Two giants of the art world come head to head next week in Carlisle.

Works by Turner and Rembrandt will be on show at Tullie House Museum and Art Gallery, including some that have never been seen in the city before.

Turner: Northern Exposure, featuring paintings and prints from the Turner Bequest at Tate retracing the artist’s 1797 tour across the North of England, shares centre stage with Rembrandt: Etchings from the British Museum, as Tullie House marks the 350th anniversary of the artist’s death.

Andrew Mackay, director of Tullie House, says “The two collections are genuinely extraordinary. The names of Turner and Rembrandt carry with them so much weight and recognition that we’re confident people will be drawn from the whole region to view these masterpieces.

“It’s an honour to be able to share these works with the public.”

The Turner exhibition includes 13 colour studies on loan from the Turner bequest at Tate alongside two of Turner’s sketchbooks which he carried with him on his journey, filled with subjects that he would return to again and again throughout his life.

The exhibition will also highlight Turner’s visits to Carlisle, which became the subject for sketches, watercolours and engravings. Turner returned to Cumbrian subjects repeatedly throughout his long career.
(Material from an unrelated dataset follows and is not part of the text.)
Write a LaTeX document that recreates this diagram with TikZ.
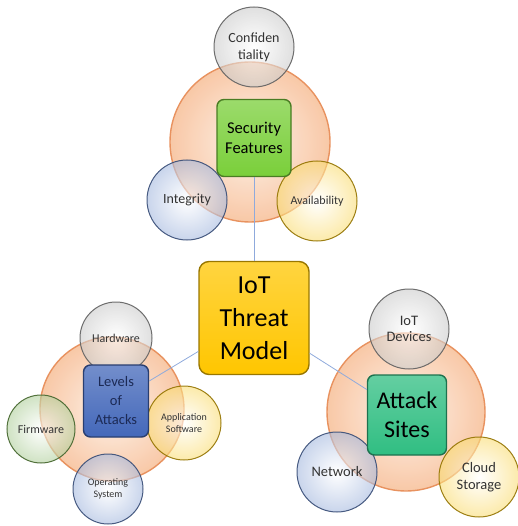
\documentclass[tikz,border=0pt]{standalone}
\usepackage{fontspec}
\setmainfont{Carlito}
\usetikzlibrary{positioning,shapes,calc}

\definecolor{ringin}{HTML}{FEF0E6}
\definecolor{ringout}{HTML}{F7C29D}
\definecolor{ringline}{HTML}{E8925F}
\definecolor{bubgray}{HTML}{A0A0A0}
\definecolor{bubblue}{HTML}{5B7FC4}
\definecolor{bubyellow}{HTML}{F5C000}
\definecolor{bubgreen}{HTML}{6FA84A}
\definecolor{linkblue}{HTML}{8FAADC}
\definecolor{secgreen}{HTML}{7ACF3A}
\definecolor{coregold}{HTML}{FFC600}
\definecolor{lvlblue}{HTML}{4468BA}
\definecolor{lvltext}{HTML}{1C2A55}
\definecolor{sitegreen}{HTML}{30BE82}

\begin{document}
\begin{tikzpicture}[x=1pt,y=-1pt,
    ring/.style={circle, minimum size=158pt, draw=ringline, line width=1.4pt,
        inner color=ringin, outer color=ringout, fill opacity=0.9},
    bubble/.style={circle, minimum size=80pt, inner sep=0pt, align=center,
        draw=#1!60!black, line width=1pt, inner color=white, outer color=#1!55,
        fill opacity=0.6, draw opacity=0.9, text opacity=1, text=black!80,
        font=\fontsize{14}{17}\selectfont},
    topic/.style={rounded corners=7pt, draw=#1!60!black, line width=1.4pt,
        top color=#1!75!white, bottom color=#1, align=center, inner sep=1pt},
    link/.style={draw=linkblue, line width=0.8pt}]
    \useasboundingbox (0,0) rectangle (517,526);

    % Security features group
    \node[ring, minimum size=160pt] (secring) at (250,142) {};
    \node[bubble=bubgray] (conf) at (254,47) {Confiden\\tiality};
    \node[bubble=bubblue] (integ) at (187,200) {Integrity};
    \node[bubble=bubyellow, font=\fontsize{12}{14}\selectfont] (avail) at (317,201) {Availability};

    % Levels of attacks group
    \node[ring, minimum size=144pt] (lvlring) at (112,409) {};
    \node[bubble=bubgray, minimum size=72pt, font=\fontsize{12}{14}\selectfont] (hw) at (116,338) {Hardware};
    \node[bubble=bubgreen, minimum size=68pt, font=\fontsize{12}{14}\selectfont] (fw) at (41,429) {Firmware};
    \node[bubble=bubyellow, minimum size=74pt, font=\fontsize{10}{11.5}\selectfont] (app) at (184,423) {Application\\Software};
    \node[bubble=bubblue, minimum size=70pt, font=\fontsize{10}{12}\selectfont] (os) at (108,489) {Operating\\System};

    % Attack sites group
    \node[ring] (sitering) at (406,412) {};
    \node[bubble=bubgray, font=\fontsize{14.5}{15.5}\selectfont] (dev) at (409,329) {IoT\\Devices};
    \node[bubble=bubblue, font=\fontsize{14.5}{17}\selectfont] (net) at (337,472) {Network};
    \node[bubble=bubyellow, font=\fontsize{14.5}{17}\selectfont] (cloud) at (479,477) {Cloud\\Storage};

    % Topic boxes
    \node[topic=secgreen, minimum width=74pt, minimum height=77pt,
        font=\fontsize{16.5}{20}\selectfont] (secbox) at (254,138) {Security\\Features};
    \node[topic=coregold, minimum width=110pt, minimum height=113pt, rounded corners=10pt,
        font=\fontsize{26}{33}\selectfont] (core) at (254,318) {IoT\\Threat\\Model};
    \node[topic=lvlblue, minimum width=65pt, minimum height=72pt, text=lvltext,
        font=\fontsize{14.5}{19}\selectfont] (lvlbox) at (116,401) {Levels\\of\\Attacks};
    \node[topic=sitegreen, minimum width=79pt, minimum height=80pt,
        font=\fontsize{24}{29}\selectfont] (sitebox) at (407,415) {Attack\\Sites};

    % Links to the model
    \draw[link] (secbox) -- (core);
    \draw[link] (lvlbox) -- (core);
    \draw[link] (core) -- (sitebox);
\end{tikzpicture}
\end{document}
At the core of the Rembrandt exhibition is a loan of 12 etchings from the British Museum. It will also include four Rembrandt later impressions etchings held within the Tullie House collection. They came to the museum in 1949 as part of the significant bequest from Gordon and Emily Bottomley.

The Tullie House Rembrandts include impressions of some of his most acclaimed etchings, The Three Trees and The Three Crosses. These works have never been on public display at Tullie House before.

The exhibitions run from October 19 to January 5.